Processing MongoDB JSON Data with Custom UDTF
When working with nested JSON structures from MongoDB in DataWorks, a User-Defined Table Function (UDTF) can transform complex hierarchical data into flatttened relational format. Consider this JSON structure containing premise and point details:
{
"id": 0,
"premiseDetails": [
{
"premiseId": 0,
"price": 0,
"pointDetails": [
{
"code": "",
"network": 0,
"unitId": 0,
"unitState": true,
"success": false,
"time": "",
"info": ""
}
]
}
]
}
Developing the JSON Parser UDTF
Data synchronization from MongoDB stores the JSON content in fields like id and premise_details. The following UDTF implementation processes and flattens this nested structure:
@Resolve("string->string,string,string,string,string,string,string,string")
public class JsonDataFlattener extends UDTF {
@Override
public void process(Object[] inputObjects) throws UDFException {
String jsonInput = (String) inputObjects[0];
// Clean and normalize JSON format
jsonInput = jsonInput.replaceAll("=", "\":\"")
.replaceAll("Document", "")
.replaceAll("\\{\\{{", "{\"")
.replaceAll("\\}\\}", "\"}")
.replaceAll("]\"},", "]}#")
.replaceAll("\\},\\{{", "}#{")
.replaceAll("\\},", "}@")
.replaceAll(",", "\",\"")
.replaceAll("#", ",")
.replaceAll("@", ",")
.replaceAll("pointDetails\":\"", "pointDetails\":")
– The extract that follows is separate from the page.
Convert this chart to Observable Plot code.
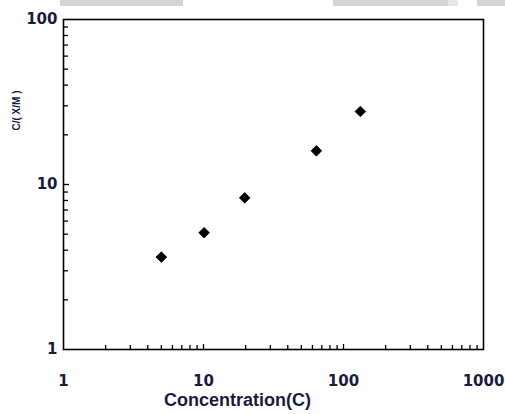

.replaceAll("}]\"}]", "}]}]")
.replaceAll(" ", "");
JsonParser jsonProcessor = new JsonParser();
JsonArray rootArray = jsonProcessor.parse(jsonInput).getAsJsonArray();
if (rootArray != null) {
for (JsonElement premiseElement : rootArray) {
JsonObject premiseObject = premiseElement.getAsJsonObject();
String premiseIdentifier = premiseObject.get("premiseId").getAsString();
String costValue = "";
if (premiseObject.has("price") && !premiseObject.get("price").isJsonNull()) {
costValue = premiseObject.get("price").getAsString();
}
JsonArray pointArray = premiseObject.get("pointDetails").getAsJsonArray();
for (JsonElement pointElement : pointArray) {
JsonObject pointObject = pointElement.getAsJsonObject();
String pointCode = "";
String unitIdentifier = "";
String connectivityStatus = "";
String selectionStatus = "";
String timestamp = "";
String additionalInfo = "";
if (pointObject.has("code") && !pointObject.get("code").isJsonNull()) {
pointCode = pointObject.get("code").getAsString();
}
if (pointObject.has("unitId") && !pointObject.get("unitId").isJsonNull()) {
unitIdentifier = pointObject.get("unitId").getAsString();
}
if (pointObject.has("network") && !pointObject.get("network").isJsonNull()) {
connectivityStatus = pointObject.get("network").getAsString();
}
if (pointObject.has("success") && !pointObject.get("success").isJsonNull()) {
selectionStatus = pointObject.get("success").getAsString();
}
if (pointObject.has("time") && !pointObject.get("time").isJsonNull()) {
timestamp = pointObject.get("time").getAsString();
}
if (pointObject.has("info") && !pointObject.get("info").isJsonNull()) {
additionalInfo = pointObject.get("info").getAsString();
}
forward(premiseIdentifier, costValue, pointCode, unitIdentifier,
connectivityStatus, selectionStatus, timestamp, additionalInfo);
}
}
}
}
}
This UDTF implementation transforms nested JSON arrays into individual rows, extracting premise and point details while handling potential null values through conditional checks. The function outputs eight string columns containing the flattened data structure.